As I leave the practice of the law, I am very aware that I must have forgotten at least 90% of whatever I knew. But some things seem to stick for ever.
One of the subjects in my first year of university (now over 50 years ago) was Roman law. When complaints are raised today about fixed penalty notices and how unjust they are, my memory drags up the joys of studying Justinian and the laws of ancient Rome.
Take two examples. If a man should murder his father, then the penalty was simple. He was sewn up in a leather bag together with a dog, a snake and various other animals and thrown into the Tiber. Case disposed of.
For causing injury to others, then there were fixed penalties for the offender, the amount depending on whether the aggrieved was a free man or a slave. But for an “insult”, the fine was 25 asses. An as was a trivial sum. The value of the penalty was much reduced by inflation.
But the trivial nature of the penalty afforded amusement to those with a sense of the absurd. There was one Roman (name forgotten) who walked around the market place casually slapping random free men in the face, and then immediately after the incident handing them 25 asses. Who could complain?
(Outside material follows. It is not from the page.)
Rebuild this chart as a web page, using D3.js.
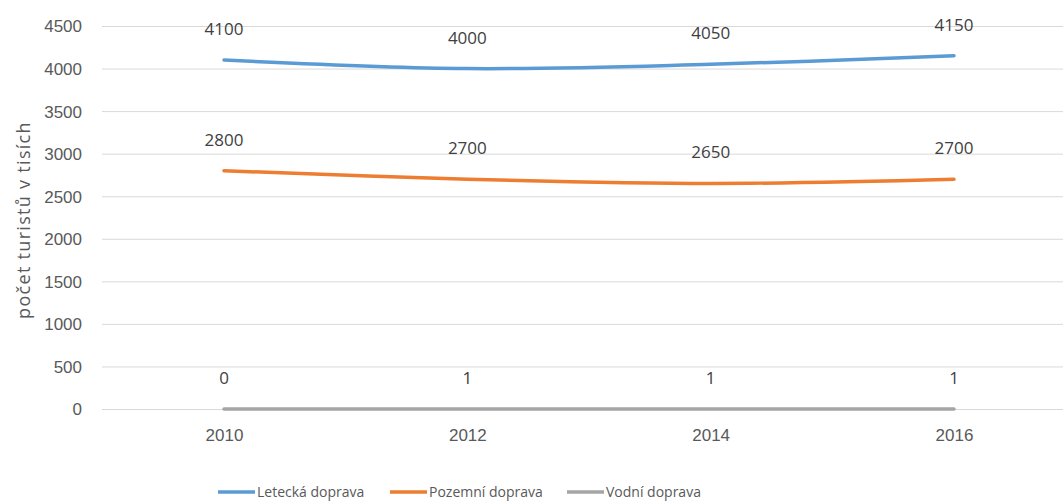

Certainly not the injured party. He had already received all the compensation to which he was entitled.
There is a certain beauty in the simplicity of fixed penalties; at least it seems that way until you are yourself on the receiving end.
So I shall probably cling on to my memories of Justinian (and Gaius) long after I have forgotten everything of any use. Luckily I leave HMG with the knowledge that there are plenty of much younger lawyers here and that our clients and their problems will remain in good and safe hands.